Lamenting the Impossibility of Having and Eating the Cake
This short article about job prospects for young adults in Greece catches many of the various nuances, but it still seems as if there’s a disconnect of cause and effect. Consider:
From their settled perches, the elders criticize and cluck. The young, they say, have either no initiative, a dearth of opportunities, or some combination of the two. They fear that young people will be unable to start their own families and they fret over the prospect of Greece’s demographic undoing.
The youth of Greece are merely responding as the culture in which they were raised taught them. They feel owed — and their elders don’t appear to be enthusiastic to undo the government catering that they’ve enjoyed in order to secure opportunity and a healthy polity for their children. This is the inevitable result of a big nanny-state government.
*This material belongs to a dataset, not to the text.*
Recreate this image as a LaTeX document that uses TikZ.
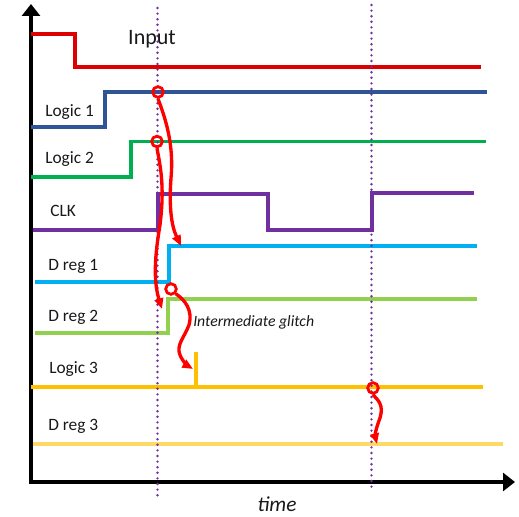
\documentclass[tikz,border=0pt]{standalone}
\usepackage{fontspec}
\setmainfont{Carlito}
\usetikzlibrary{arrows.meta}
\definecolor{cinput}{RGB}{222,0,0}
\definecolor{carrow}{RGB}{255,0,0}
\definecolor{cblue}{RGB}{47,85,151}
\definecolor{cgreen}{RGB}{0,176,80}
\definecolor{cpurple}{RGB}{112,48,160}
\definecolor{ccyan}{RGB}{0,176,240}
\definecolor{clgreen}{RGB}{146,208,80}
\definecolor{corange}{RGB}{255,192,0}
\definecolor{cyellow}{RGB}{255,217,102}
\definecolor{ctext}{RGB}{25,25,25}
\begin{document}
\begin{tikzpicture}[x=0.75pt,y=-0.75pt,
  axis/.style={line width=3pt,draw=black,-{Triangle[length=9pt,width=13.5pt]}},
  sig/.style={line width=2.3pt,line join=miter},
  dotline/.style={draw=cpurple,line width=2pt,line cap=round,dash pattern=on 0pt off 4.2pt},
  lab/.style={font=\fontsize{13}{15}\selectfont,text=ctext,inner sep=0pt},
  circ/.style={circle,draw=carrow,line width=2.1pt,minimum size=8pt,inner sep=0pt},
  redarr/.style={draw=carrow,line width=2.5pt,-{Triangle[length=8pt,width=6.5pt]}}
]
\useasboundingbox (0,0) rectangle (519,517);
% axes
\coordinate (origin) at (31,482);
\coordinate (ytip) at (31,4);
\coordinate (xtip) at (515,482);
\draw[axis] (31,484) -- (ytip);
\draw[axis] (29,482) -- (xtip);
% signals
\draw[sig,cinput] (31,34) -- (75,34) -- (75,67) -- (481,67);
\draw[sig,cblue] (31,127) -- (105,127) -- (105,92) -- (487,92);
\draw[sig,cgreen] (31,177) -- (131,177) -- (131,141.5) -- (486,141.5);
\draw[sig,cpurple] (33,230) -- (158,230) -- (158,194) -- (268,194) -- (268,230) -- (372,230) -- (372,193) -- (474,193);
\draw[sig,ccyan] (35,282) -- (169,282) -- (169,246) -- (477,246);
\draw[sig,clgreen] (35,333) -- (168,333) -- (168,299) -- (477,299);
\draw[sig,corange] (31,387) -- (483,387);
\draw[corange,line width=3.2pt] (196,388) -- (196,352);
\draw[sig,cyellow] (33,444) -- (503,444);
% dotted time markers
\draw[dotline] (157.5,8) -- (157.5,497);
\draw[dotline] (371.5,5) -- (371.5,492);
% labels
\node[lab,font=\fontsize{16.5}{18}\selectfont] (linput) at (152,39) {Input};
\node[lab,anchor=west] (llogic1) at (45,112) {Logic 1};
\node[lab,anchor=west] (llogic2) at (45,159) {Logic 2};
\node[lab,anchor=west] (lclk) at (50,211) {CLK};
\node[lab,anchor=west] (ldreg1) at (48,266) {D reg 1};
\node[lab,anchor=west] (ldreg2) at (48,317) {D reg 2};
\node[lab,anchor=west] (llogic3) at (49,369) {Logic 3};
\node[lab,anchor=west] (ldreg3) at (48,426) {D reg 3};
\node[lab,anchor=west,font=\fontsize{11.8}{14}\selectfont\itshape] (lglitch) at (193,322) {Intermediate glitch};
\node[lab,font=\fontsize{16}{18}\selectfont\itshape] (ltime) at (277,504) {time};
% red circles
\node[circ] (c1) at (158,92) {};
\node[circ] (c2) at (157,141.5) {};
\node[circ] (c3) at (171,289) {};
\node[circ] (c4) at (373,388) {};
% arrow targets
\coordinate (t1) at (181,246);
\coordinate (t2) at (162,309);
\coordinate (t3) at (193,369);
\coordinate (t4) at (377,444);
% red arrows
\draw[redarr] (c1.south) .. controls (166,120) and (174,145) .. (171,178)
  .. controls (169,205) and (171,225) .. (t1);
\draw[redarr] (c2.south) .. controls (160,165) and (165,185) .. (160,225)
  .. controls (155,255) and (153,280) .. (t2);
\draw[redarr] (c3.south east) .. controls (185,300) and (193,310) .. (189,325)
  .. controls (184,338) and (176,345) .. (180,355)
  .. controls (183,362) and (188,366) .. (t3);
\draw[redarr] (c4.south) .. controls (378,400) and (384,405) .. (380,418)
  .. controls (376,428) and (375,436) .. (t4);
\end{tikzpicture}
\end{document}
Now begins another phase, which one suspects was part of the intention of those who strove to set this international movement in motion:
[Twenty-year old Olga] Stefou believes that the government is bound to respond to her discontent. And she has suggestions: Greece should make up its budget shortfall by pulling its 122 troops from Afghanistan and levying steep taxes on the Orthodox Church rather than squeezing the workers, she says.
Moving six score troops from active to inactive duty and transferring wealth from a Church is not going to make up for the demands of unemployed youth with high expectations as to what the world owes them. It is, however, subtle evidence that there are people strategizing to turn a shiftless and insecure generation into a political, quasi-military weapon.
It makes for an interesting, frightening question to consider the addition of the Muslim fanatics currently permeating Europe to the dynamic. Secular revolutionaries may discover that the discontented troops that they’ve been carefully cultivating find something more compelling in the notion of jihad than of a worker’s paradise.